Pero al empezar los ’80 parecía que la cosa cambiaba… al menos había algo que prometía un cierto movimiento social y de compromiso personal: era el relevo generacional. Su hijo, Francisco Aquitania, estaba implicado en lo que fue para la época un baluarte contra tradiciones rancias, indeseables y castrenses, cuando no castrantes: el movimiento que agrupaba antimilitaristas.

Coincidimos varias veces en la Facultad de Derecho, porque eran los años ’83-’85: yo estudiaba allí y Francisco Aquitania venía para promocionar, dar a conocer el movimiento de objetores de conciencia. A mí el tema me interesaba desde el punto de vista teórico-jurídico: tenía buen material para hacer un trabajo[2]. Pero también desde el punto de vista práctico: entre mis planes de vida no entraba de ninguna manera pasar un año o más bajo la dictadura del ejército, haciendo una mili que en aquella época era obligatoria bajo pena de cárcel para quien osara ponerlo en duda.

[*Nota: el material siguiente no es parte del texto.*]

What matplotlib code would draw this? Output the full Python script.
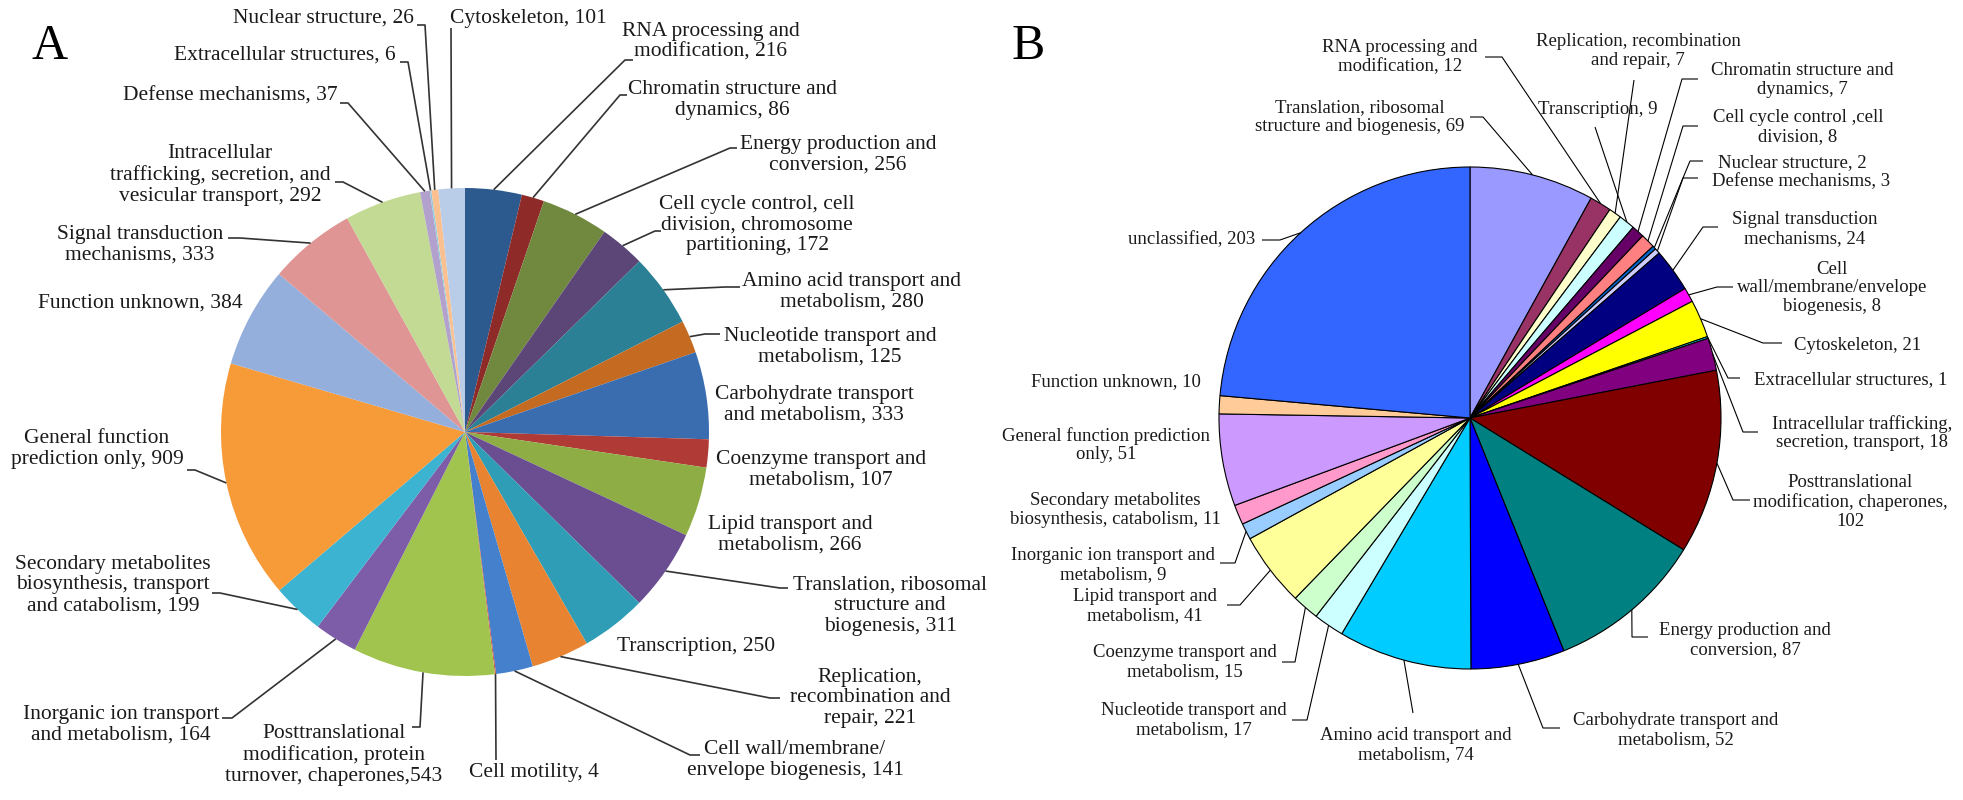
import numpy as np
import matplotlib
matplotlib.use("Agg")
import matplotlib.pyplot as plt

plt.rcParams['font.family'] = ['Liberation Serif', 'DejaVu Serif']

# ---- data: panel A ----
cats_a = ["RNA processing and\nmodification", "Chromatin structure and\ndynamics",
          "Energy production and\nconversion", "Cell cycle control, cell\ndivision, chromosome\npartitioning",
          "Amino acid transport and\nmetabolism", "Nucleotide transport and\nmetabolism",
          "Carbohydrate transport\nand metabolism", "Coenzyme transport and\nmetabolism",
          "Lipid transport and\nmetabolism", "Translation, ribosomal\nstructure and\nbiogenesis",
          "Transcription", "Replication,\nrecombination and\nrepair",
          "Cell wall/membrane/\nenvelope biogenesis", "Cell motility",
          "Posttranslational\nmodification, protein\nturnover, chaperones",
          "Inorganic ion transport\nand metabolism",
          "Secondary metabolites\nbiosynthesis, transport\nand catabolism",
          "General function\nprediction only", "Function unknown",
          "Signal transduction\nmechanisms",
          "Intracellular\ntrafficking, secretion, and\nvesicular transport",
          "Defense mechanisms", "Extracellular structures", "Nuclear structure", "Cytoskeleton"]
vals_a = [216, 86, 256, 172, 280, 125, 333, 107, 266, 311, 250, 221, 141, 4,
          543, 164, 199, 909, 384, 333, 292, 37, 6, 26, 101]

# ---- data: panel B ----
cats_b = ["Translation, ribosomal\nstructure and biogenesis", "RNA processing and\nmodification",
          "Replication, recombination\nand repair", "Transcription", "Chromatin structure and\ndynamics",
          "Cell cycle control ,cell\ndivision", "Nuclear structure", "Defense mechanisms",
          "Signal transduction\nmechanisms", "Cell\nwall/membrane/envelope\nbiogenesis",
          "Cytoskeleton", "Extracellular structures", "Intracellular trafficking,\nsecretion, transport",
          "Posttranslational\nmodification, chaperones,\n", "Energy production and\nconversion",
          "Carbohydrate transport and\nmetabolism", "Amino acid transport and\nmetabolism",
          "Nucleotide transport and\nmetabolism", "Coenzyme transport and\nmetabolism",
          "Lipid transport and\nmetabolism", "Inorganic ion transport and\nmetabolism",
          "Secondary metabolites\nbiosynthesis, catabolism", "General function prediction\nonly",
          "Function unknown", "unclassified"]
vals_b = [69, 12, 7, 9, 7, 8, 2, 3, 24, 8, 21, 1, 18, 102, 87, 52, 74, 17, 15, 41, 9, 11, 51, 10, 203]

# ---- styles ----
colors_a = ["#2c5a8e", "#8e2a28", "#71893f", "#5c4677", "#2b8096", "#c46a21", "#3a6db0",
            "#b03a36", "#8eae45", "#6a4e91", "#2e9db5", "#e88431", "#4480cc", "#cf4a45",
            "#a0c44e", "#7d5da8", "#3db3d2", "#f79a38", "#95afdc", "#de9593", "#c2da94",
            "#b1a1cc", "#92cddd", "#fac090", "#b9cde8"]
colors_b = ["#9999ff", "#993366", "#ffffcc", "#ccffff", "#660066", "#ff8080", "#0066cc",
            "#ccccff", "#000080", "#ff00ff", "#ffff00", "#00ffff", "#800080", "#800000",
            "#008080", "#0000ff", "#00ccff", "#ccffff", "#ccffcc", "#ffff99", "#99ccff",
            "#ff99cc", "#cc99ff", "#ffcc99", "#3366ff"]

W, H = 1963, 800

# layout in pixel coords (top origin): text centre, elbow (x, y, stub) or None
lay_a = [((711, 42), (625, 60, 8)), ((732, 100), (620, 95, 7)), ((838, 155), (730, 148, 7)),
         ((757, 225), (655, 231, 6)), ((852, 292), (725, 287, 15)), ((830, 347), (705, 334, 15)),
         ((814, 405), None), ((821, 470), None), ((790, 535), None), ((890, 606), (780, 588, 8)),
         ((696, 647), None), ((870, 698), (770, 698, 10)), ((795, 760), (690, 755, 10)),
         ((534, 772), (496, 760, 0)), ((334, 755), (420, 727, -8)), ((121, 725), (232, 718, -10)),
         ((113, 585), (220, 593, -8)), ((97, 449), (195, 470, -8)), ((140, 303), None),
         ((140, 245), (240, 238, -12)), ((220, 175), (343, 182, -8)), ((230, 96), (348, 103, -8)),
         ((285, 55), (408, 62, -8)), ((323, 18), (425, 25, -8)), ((528, 18), (451, 28, 0))]
lay_b = [((1360, 117), (1483, 117, -13)), ((1400, 57), (1502, 57, -17)), ((1638, 51), (1634, 80, 0)),
         ((1598, 110), (1595, 127, 0)), ((1802, 80), (1682, 79, 16)), ((1798, 127), (1683, 126, 15)),
         ((1792, 163), (1690, 161, 13)), ((1801, 182), (1683, 178, 15)), ((1805, 229), (1703, 227, 15)),
         ((1832, 288), (1717, 287, 16)), ((1858, 345), (1763, 343, 19)), ((1851, 380), (1728, 378, 12)),
         ((1862, 433), (1743, 432, 15)), ((1850, 502), (1733, 500, 17)), ((1745, 640), (1632, 637, 16)),
         ((1676, 730), (1543, 728, 17)), ((1416, 745), (1413, 713, 0)), ((1194, 720), (1307, 720, -15)),
         ((1185, 662), (1295, 662, -13)), ((1145, 606), (1240, 605, -13)), ((1113, 565), (1235, 563, -15)),
         ((1115, 510), None), ((1106, 445), None), ((1116, 382), None), ((1192, 240), (1280, 240, -18))]


def Y(y):
    return H - y


fig = plt.figure(figsize=(W / 100, H / 100), dpi=100)
ax = fig.add_axes([0, 0, 1, 1])


def draw_panel(vals, cats, colors, layout, center, radius, edge, fs, lcol, lw, sep):
    cx, cy = center
    wedges, _ = ax.pie(vals, colors=colors, startangle=90, counterclock=False,
                       center=(cx, Y(cy)), radius=radius,
                       wedgeprops=dict(linewidth=edge, edgecolor='black' if edge else 'none'))
    for w, cat, v, (tpos, elbow) in zip(wedges, cats, vals, layout):
        if cat.endswith("\n"):
            label = f"{cat}{v}"
        else:
            label = f"{cat}{sep(cat)}{v}"
        ax.text(tpos[0], Y(tpos[1]), label, ha='center', va='center', fontsize=fs,
                color='#1a1a1a', linespacing=1.12, multialignment='center')
        if elbow is None:
            continue
        mid = np.deg2rad((w.theta1 + w.theta2) / 2)
        axp = cx + radius * np.cos(mid)
        ayp = Y(cy) + radius * np.sin(mid)
        ex, ey, stub = elbow
        xs = [axp, ex, ex + stub]
        ys = [ayp, Y(ey), Y(ey)]
        ax.plot(xs, ys, color=lcol, lw=lw, solid_capstyle='butt')


def sep_a(cat):
    return ",543"[0:0] + ", "


draw_panel(vals_a, cats_a, colors_a, lay_a, (465, 432), 244, 0, 15.5, '#333333', 1.2,
           lambda c: "," if c.endswith("chaperones") else ", ")
draw_panel(vals_b, cats_b, colors_b, lay_b, (1470, 418), 251, 0.8, 13.5, 'black', 0.8,
           lambda c: ", ")

ax.text(50, Y(47), "A", ha='center', va='center', fontsize=36, color='black')
ax.text(1028, Y(47), "B", ha='center', va='center', fontsize=36, color='black')

ax.set_xlim(0, W)
ax.set_ylim(0, H)
ax.set_aspect('equal')
ax.axis('off')

fig.savefig("out.png", dpi=100, facecolor='white')
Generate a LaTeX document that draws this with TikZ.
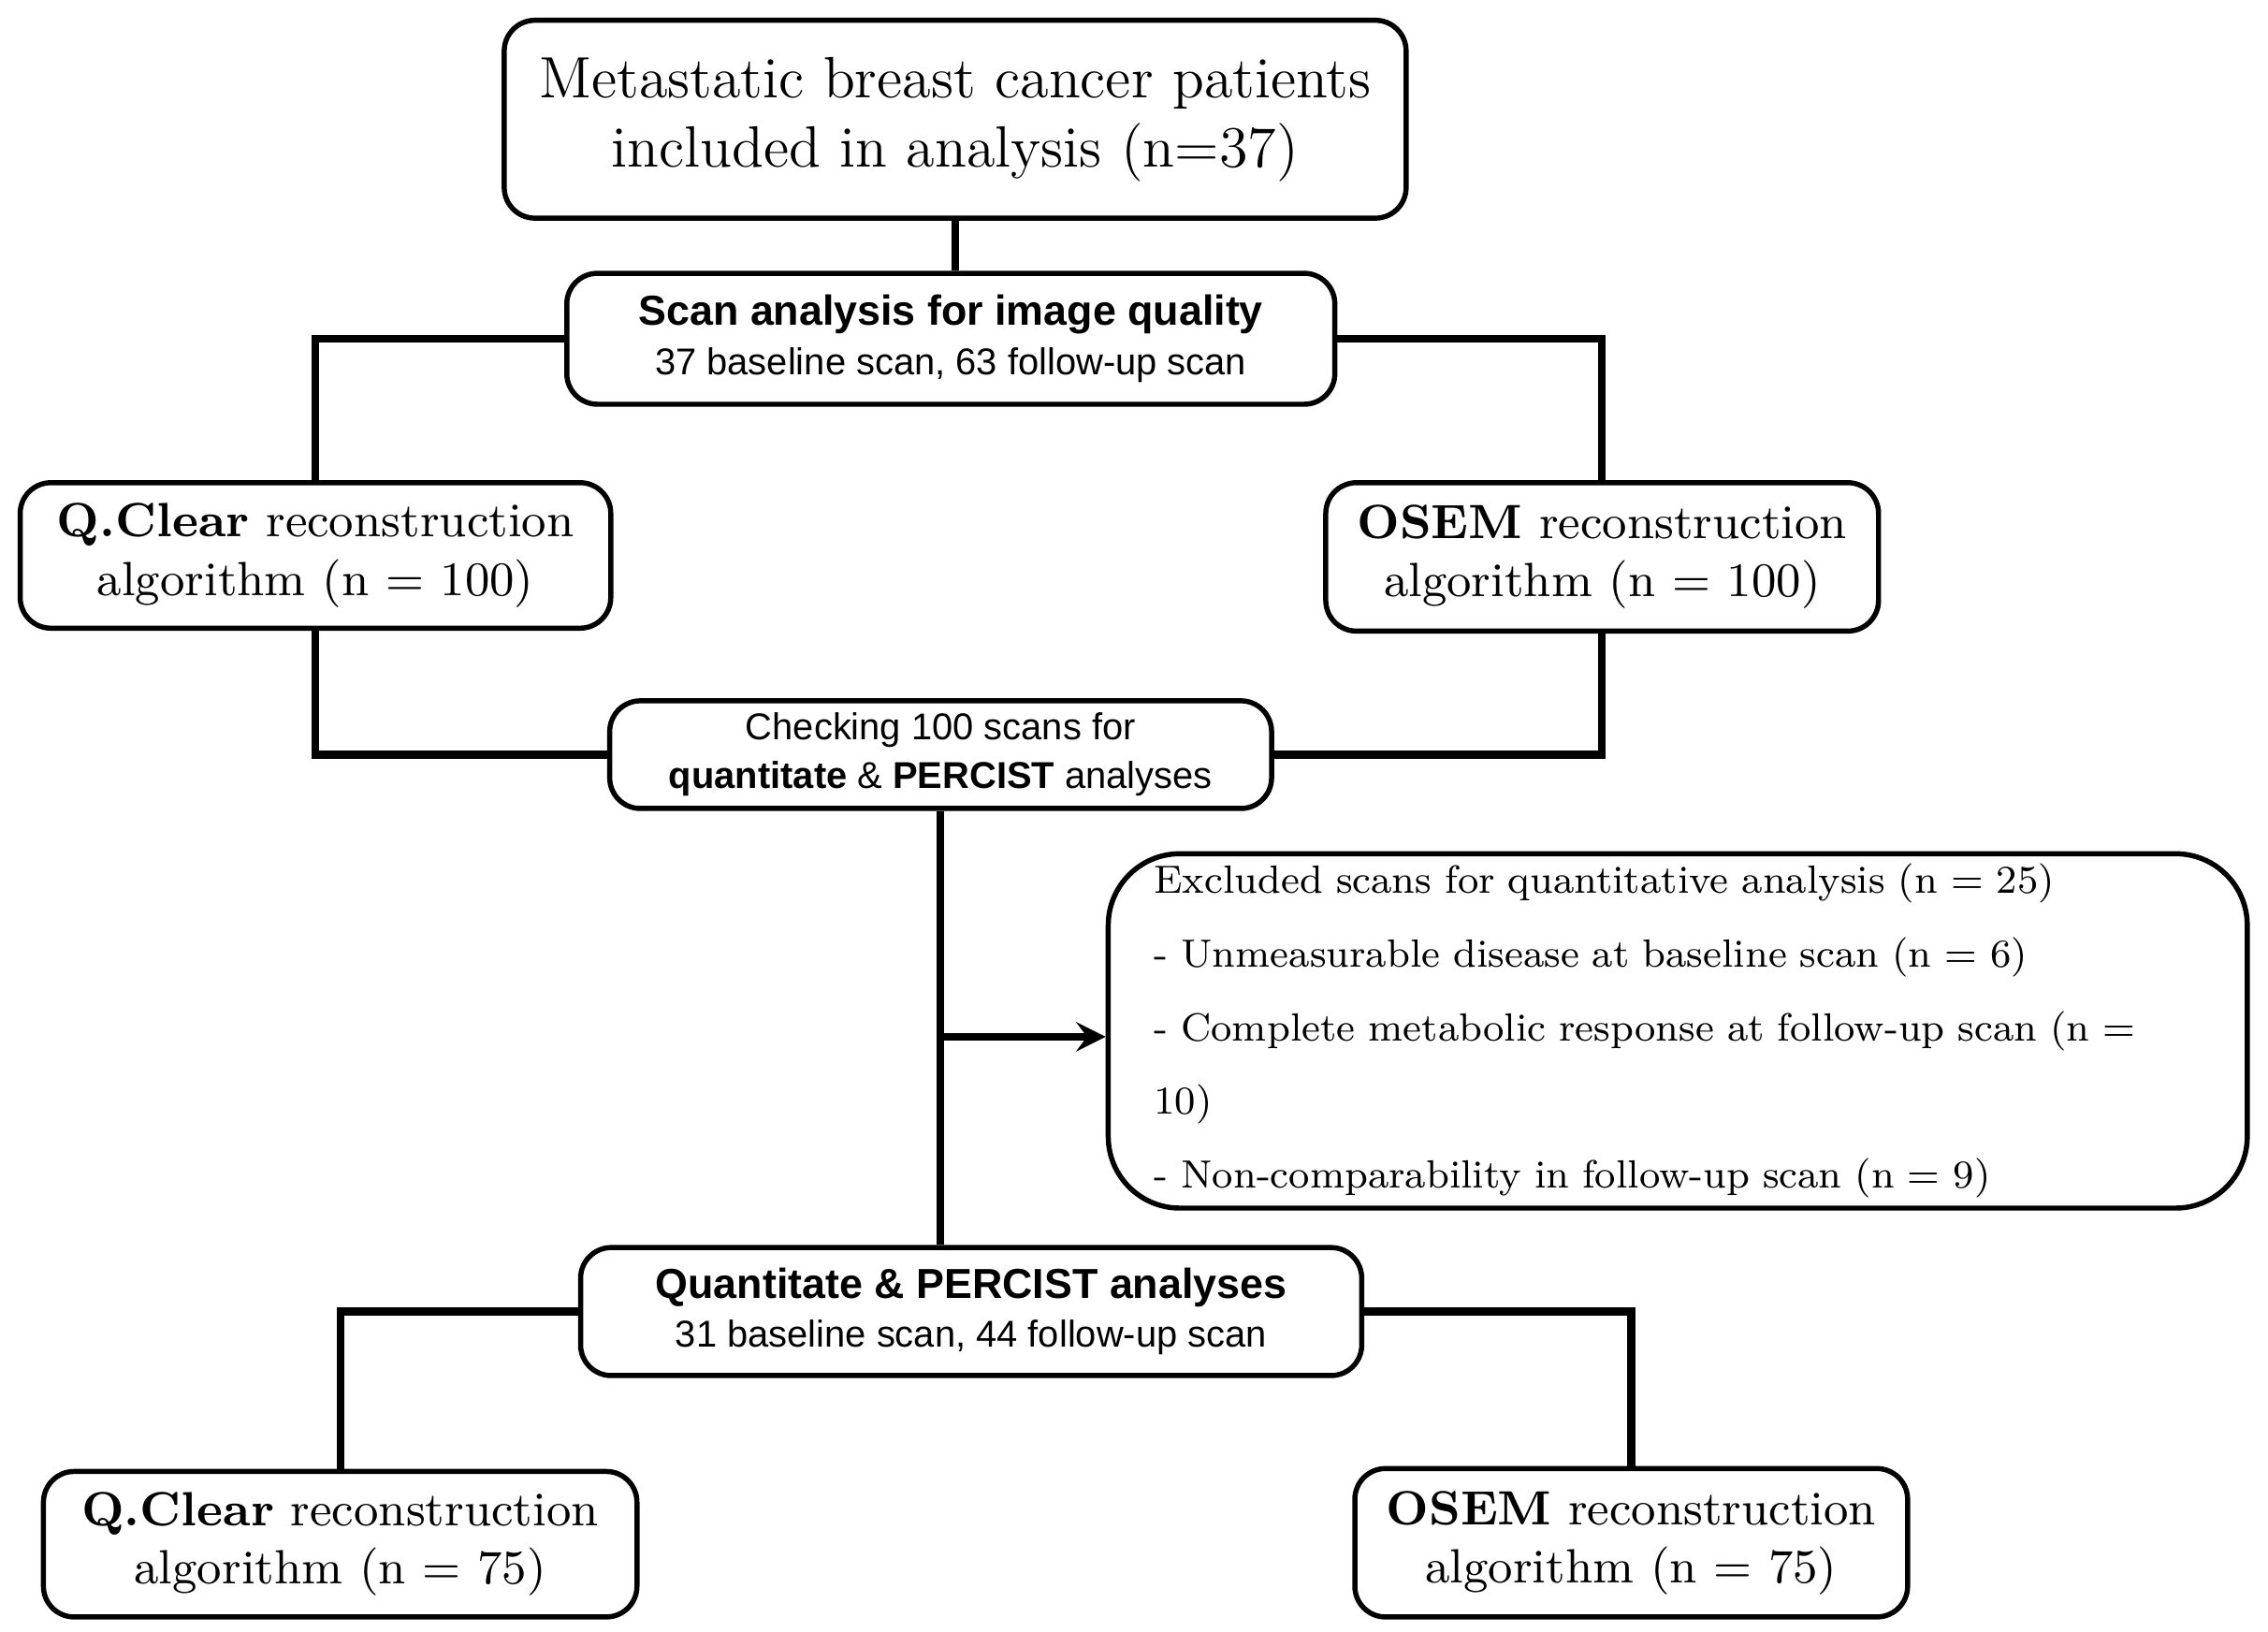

En semejantes berenjenales se había metido Francisco Aquitania: con su aspecto sin lugar a dudas pacífico y a buen seguro pacifista. Verle ya transmitía la tranquilidad de tener enfrente a alguien con quien se puede hablar. No sé qué estudiaba, pero su carácter universitario completaba aquel perfil que a mí, sin llegar a conocerle más, me parecía admirable: un compañero de fatigas.

Al pasear por el barrio, alguna vez me crucé con Francisco Aquitania: a simple vista no parecía posible que fuera la misma persona implicada en un antimilitarismo que a buen seguro le granjeaba disgustos y enemistades. Sin embargo, era el chaval que desde hacía años luchaba sin violencia, pacíficamente, contra aquello que a mí me resultaba tan repulsivo: el ejército y sus aledaños.

No llegamos a charlar nunca salvo las intervenciones en la Facultad de Derecho: preguntas, intercambios de opiniones en público. Sin embargo me parecía el digno heredero del bar Aquitania.

Mientras su padre acogía innumerables vidas truncadas y les daba un respiro socialmente aceptado, él estaba plantando las bases de una sociedad completamente nueva. El tiempo pasó. Llegaron aquellos años de finales de los ’90 y con ellos desapareció el servicio militar obligatorio. La desactivación de aquel movimiento y su victoria: jamás reconocida públicamente, pero efectiva. Paradójicamente, al vencer desapareció: una vez alcanzado su objetivo, cumplida su meta, había llegado el momento de aceptar que su victoria era un suicidio anunciado.

Puede que las circunstancias históricas lo propiciaran, pero jamás podrán ser suficientemente reconocidas su labor y su lucha: consiguieron evitar sufrimientos humanos, aunque esto sea difícilmente cuantificable. Alguna vez más, Francisco Aquitania y yo volvimos a coincidir por el barrio: los genes y su cabeza delataban una calvicie galopante que asemejaba su aspecto al de su padre. Sin embargo, aquel otro gesto: el de derrota y amargura, se había negado a heredarlo.




[1] No diremos alegremente, pero sí buscando un refugio que su vida y su mente les negaban.

[2] Finalmente acabó en manos de un compañero, Pascual “el moralista”, que por desgracia jamás me lo llegó a devolver.